*Stated problem:* Type out the data exactly as given. Skip any image.

*Source data:*
(begin)
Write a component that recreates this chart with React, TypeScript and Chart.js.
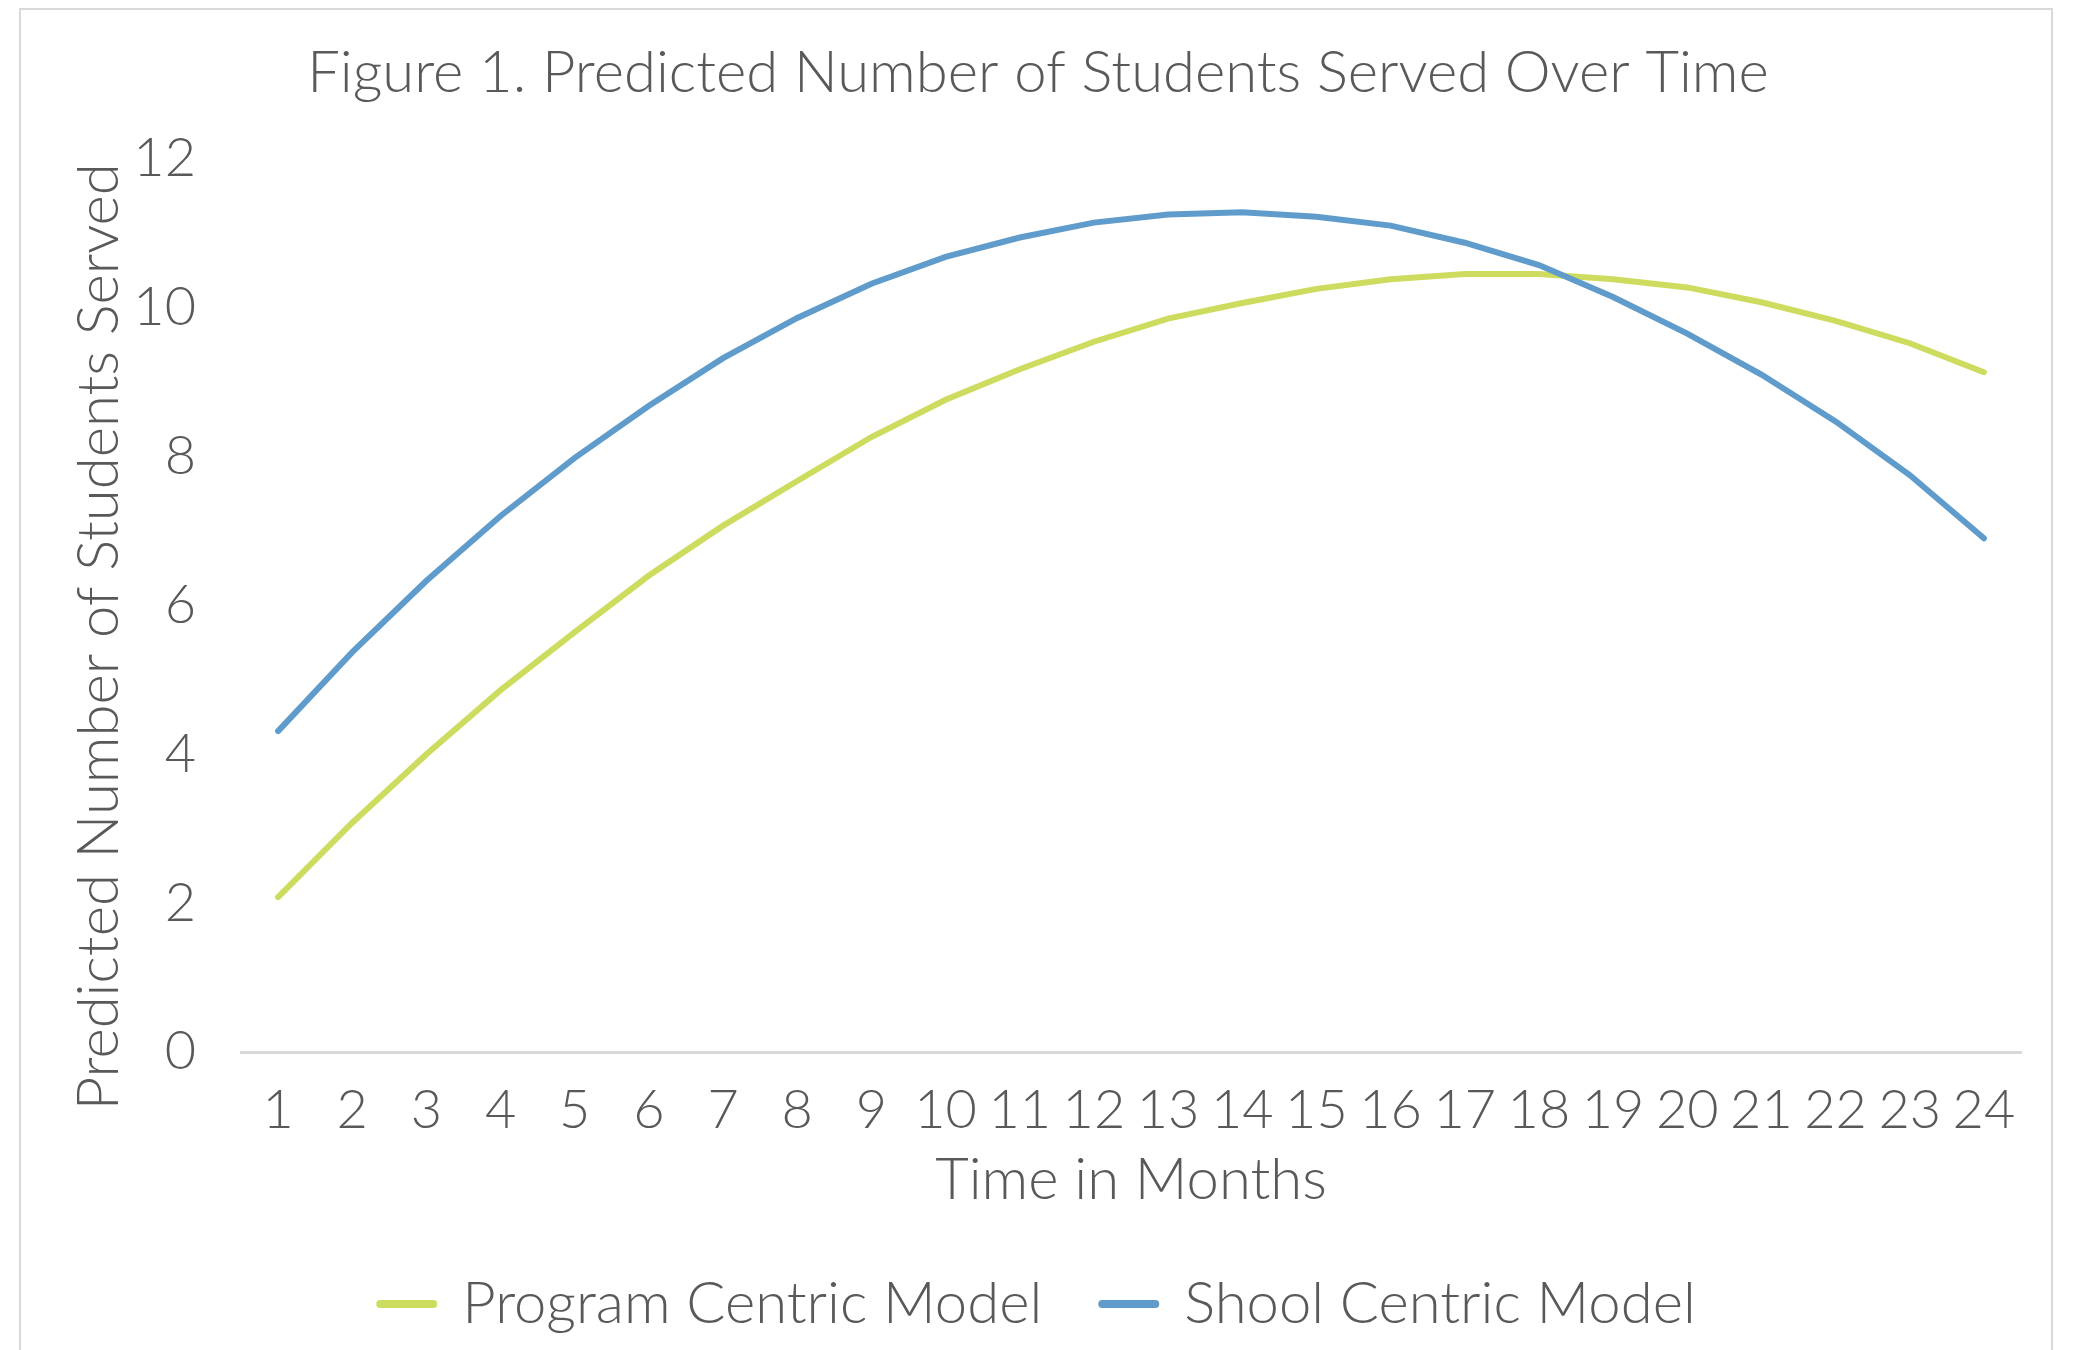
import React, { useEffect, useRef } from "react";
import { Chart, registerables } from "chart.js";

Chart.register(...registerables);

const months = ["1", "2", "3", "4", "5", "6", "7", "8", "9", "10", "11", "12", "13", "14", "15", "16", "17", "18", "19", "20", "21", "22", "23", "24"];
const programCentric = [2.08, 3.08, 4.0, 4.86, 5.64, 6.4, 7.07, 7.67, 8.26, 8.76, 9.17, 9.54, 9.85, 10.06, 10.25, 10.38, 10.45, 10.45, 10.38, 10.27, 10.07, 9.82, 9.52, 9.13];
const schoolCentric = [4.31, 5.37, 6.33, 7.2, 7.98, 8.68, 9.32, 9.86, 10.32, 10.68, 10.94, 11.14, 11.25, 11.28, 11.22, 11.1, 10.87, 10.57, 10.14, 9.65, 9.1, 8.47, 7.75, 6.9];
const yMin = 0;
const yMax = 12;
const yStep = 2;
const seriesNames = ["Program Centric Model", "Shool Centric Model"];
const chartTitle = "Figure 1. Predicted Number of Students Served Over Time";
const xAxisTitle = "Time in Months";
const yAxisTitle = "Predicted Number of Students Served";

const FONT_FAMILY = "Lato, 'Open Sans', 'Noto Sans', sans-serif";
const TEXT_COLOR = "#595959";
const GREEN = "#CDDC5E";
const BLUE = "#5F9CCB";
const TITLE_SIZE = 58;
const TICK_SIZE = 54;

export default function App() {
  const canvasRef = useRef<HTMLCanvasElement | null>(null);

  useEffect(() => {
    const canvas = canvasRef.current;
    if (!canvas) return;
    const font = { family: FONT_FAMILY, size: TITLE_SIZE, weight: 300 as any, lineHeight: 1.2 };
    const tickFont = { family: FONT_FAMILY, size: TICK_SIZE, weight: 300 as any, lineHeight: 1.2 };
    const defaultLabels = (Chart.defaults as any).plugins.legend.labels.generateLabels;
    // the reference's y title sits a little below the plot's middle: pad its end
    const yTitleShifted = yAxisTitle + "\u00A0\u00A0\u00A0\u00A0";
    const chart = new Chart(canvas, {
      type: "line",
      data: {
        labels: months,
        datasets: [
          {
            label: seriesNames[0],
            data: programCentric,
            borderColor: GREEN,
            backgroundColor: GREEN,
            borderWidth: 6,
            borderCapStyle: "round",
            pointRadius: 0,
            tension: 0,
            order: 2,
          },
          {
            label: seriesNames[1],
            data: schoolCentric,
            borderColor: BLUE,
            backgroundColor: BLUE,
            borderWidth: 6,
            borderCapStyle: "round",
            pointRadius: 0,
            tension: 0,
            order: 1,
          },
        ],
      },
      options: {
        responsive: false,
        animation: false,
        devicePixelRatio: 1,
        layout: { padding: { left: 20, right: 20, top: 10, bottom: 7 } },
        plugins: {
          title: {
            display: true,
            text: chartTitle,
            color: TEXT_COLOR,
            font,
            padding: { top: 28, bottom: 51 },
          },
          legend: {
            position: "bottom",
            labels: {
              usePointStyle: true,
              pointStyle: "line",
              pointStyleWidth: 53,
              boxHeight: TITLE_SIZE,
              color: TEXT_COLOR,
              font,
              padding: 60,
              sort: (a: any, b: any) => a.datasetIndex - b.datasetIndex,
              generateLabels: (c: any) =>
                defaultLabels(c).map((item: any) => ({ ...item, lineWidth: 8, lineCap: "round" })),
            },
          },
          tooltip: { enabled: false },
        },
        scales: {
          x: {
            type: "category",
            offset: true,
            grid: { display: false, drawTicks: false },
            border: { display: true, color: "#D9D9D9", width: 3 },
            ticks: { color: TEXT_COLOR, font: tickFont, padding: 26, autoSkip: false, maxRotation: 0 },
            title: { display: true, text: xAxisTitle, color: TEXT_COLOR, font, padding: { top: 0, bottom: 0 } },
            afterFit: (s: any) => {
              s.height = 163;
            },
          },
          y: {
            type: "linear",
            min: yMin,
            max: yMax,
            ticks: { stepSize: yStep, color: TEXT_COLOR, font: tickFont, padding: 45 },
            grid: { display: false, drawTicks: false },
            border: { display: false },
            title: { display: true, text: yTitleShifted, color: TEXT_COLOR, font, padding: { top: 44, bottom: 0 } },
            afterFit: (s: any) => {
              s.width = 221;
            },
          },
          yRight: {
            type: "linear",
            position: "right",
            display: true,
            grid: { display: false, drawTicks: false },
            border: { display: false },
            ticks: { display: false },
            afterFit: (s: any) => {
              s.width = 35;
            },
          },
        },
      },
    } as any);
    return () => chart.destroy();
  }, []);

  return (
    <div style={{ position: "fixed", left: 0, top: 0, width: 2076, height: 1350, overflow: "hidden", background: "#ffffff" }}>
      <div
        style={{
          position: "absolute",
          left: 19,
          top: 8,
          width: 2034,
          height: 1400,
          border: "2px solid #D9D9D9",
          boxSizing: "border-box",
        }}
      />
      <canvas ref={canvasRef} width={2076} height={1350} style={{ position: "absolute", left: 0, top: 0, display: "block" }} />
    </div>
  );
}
(end)
*Result of this task:*
Write a component that recreates this chart with React, TypeScript and Chart.js.
import React, { useEffect, useRef } from "react";
import { Chart, registerables } from "chart.js";

Chart.register(...registerables);

const months = ["1", "2", "3", "4", "5", "6", "7", "8", "9", "10", "11", "12", "13", "14", "15", "16", "17", "18", "19", "20", "21", "22", "23", "24"];
const programCentric = [2.08, 3.08, 4.0, 4.86, 5.64, 6.4, 7.07, 7.67, 8.26, 8.76, 9.17, 9.54, 9.85, 10.06, 10.25, 10.38, 10.45, 10.45, 10.38, 10.27, 10.07, 9.82, 9.52, 9.13];
const schoolCentric = [4.31, 5.37, 6.33, 7.2, 7.98, 8.68, 9.32, 9.86, 10.32, 10.68, 10.94, 11.14, 11.25, 11.28, 11.22, 11.1, 10.87, 10.57, 10.14, 9.65, 9.1, 8.47, 7.75, 6.9];
const yMin = 0;
const yMax = 12;
const yStep = 2;
const seriesNames = ["Program Centric Model", "Shool Centric Model"];
const chartTitle = "Figure 1. Predicted Number of Students Served Over Time";
const xAxisTitle = "Time in Months";
const yAxisTitle = "Predicted Number of Students Served";

const FONT_FAMILY = "Lato, 'Open Sans', 'Noto Sans', sans-serif";
const TEXT_COLOR = "#595959";
const GREEN = "#CDDC5E";
const BLUE = "#5F9CCB";
const TITLE_SIZE = 58;
const TICK_SIZE = 54;

export default function App() {
  const canvasRef = useRef<HTMLCanvasElement | null>(null);

  useEffect(() => {
    const canvas = canvasRef.current;
    if (!canvas) return;
    const font = { family: FONT_FAMILY, size: TITLE_SIZE, weight: 300 as any, lineHeight: 1.2 };
    const tickFont = { family: FONT_FAMILY, size: TICK_SIZE, weight: 300 as any, lineHeight: 1.2 };
    const defaultLabels = (Chart.defaults as any).plugins.legend.labels.generateLabels;
    // the reference's y title sits a little below the plot's middle: pad its end
    const yTitleShifted = yAxisTitle + "\u00A0\u00A0\u00A0\u00A0";
    const chart = new Chart(canvas, {
      type: "line",
      data: {
        labels: months,
        datasets: [
          {
            label: seriesNames[0],
            data: programCentric,
            borderColor: GREEN,
            backgroundColor: GREEN,
            borderWidth: 6,
            borderCapStyle: "round",
            pointRadius: 0,
            tension: 0,
            order: 2,
          },
          {
            label: seriesNames[1],
            data: schoolCentric,
            borderColor: BLUE,
            backgroundColor: BLUE,
            borderWidth: 6,
            borderCapStyle: "round",
            pointRadius: 0,
            tension: 0,
            order: 1,
          },
        ],
      },
      options: {
        responsive: false,
        animation: false,
        devicePixelRatio: 1,
        layout: { padding: { left: 20, right: 20, top: 10, bottom: 7 } },
        plugins: {
          title: {
            display: true,
            text: chartTitle,
            color: TEXT_COLOR,
            font,
            padding: { top: 28, bottom: 51 },
          },
          legend: {
            position: "bottom",
            labels: {
              usePointStyle: true,
              pointStyle: "line",
              pointStyleWidth: 53,
              boxHeight: TITLE_SIZE,
              color: TEXT_COLOR,
              font,
              padding: 60,
              sort: (a: any, b: any) => a.datasetIndex - b.datasetIndex,
              generateLabels: (c: any) =>
                defaultLabels(c).map((item: any) => ({ ...item, lineWidth: 8, lineCap: "round" })),
            },
          },
          tooltip: { enabled: false },
        },
        scales: {
          x: {
            type: "category",
            offset: true,
            grid: { display: false, drawTicks: false },
            border: { display: true, color: "#D9D9D9", width: 3 },
            ticks: { color: TEXT_COLOR, font: tickFont, padding: 26, autoSkip: false, maxRotation: 0 },
            title: { display: true, text: xAxisTitle, color: TEXT_COLOR, font, padding: { top: 0, bottom: 0 } },
            afterFit: (s: any) => {
              s.height = 163;
            },
          },
          y: {
            type: "linear",
            min: yMin,
            max: yMax,
            ticks: { stepSize: yStep, color: TEXT_COLOR, font: tickFont, padding: 45 },
            grid: { display: false, drawTicks: false },
            border: { display: false },
            title: { display: true, text: yTitleShifted, color: TEXT_COLOR, font, padding: { top: 44, bottom: 0 } },
            afterFit: (s: any) => {
              s.width = 221;
            },
          },
          yRight: {
            type: "linear",
            position: "right",
            display: true,
            grid: { display: false, drawTicks: false },
            border: { display: false },
            ticks: { display: false },
            afterFit: (s: any) => {
              s.width = 35;
            },
          },
        },
      },
    } as any);
    return () => chart.destroy();
  }, []);

  return (
    <div style={{ position: "fixed", left: 0, top: 0, width: 2076, height: 1350, overflow: "hidden", background: "#ffffff" }}>
      <div
        style={{
          position: "absolute",
          left: 19,
          top: 8,
          width: 2034,
          height: 1400,
          border: "2px solid #D9D9D9",
          boxSizing: "border-box",
        }}
      />
      <canvas ref={canvasRef} width={2076} height={1350} style={{ position: "absolute", left: 0, top: 0, display: "block" }} />
    </div>
  );
}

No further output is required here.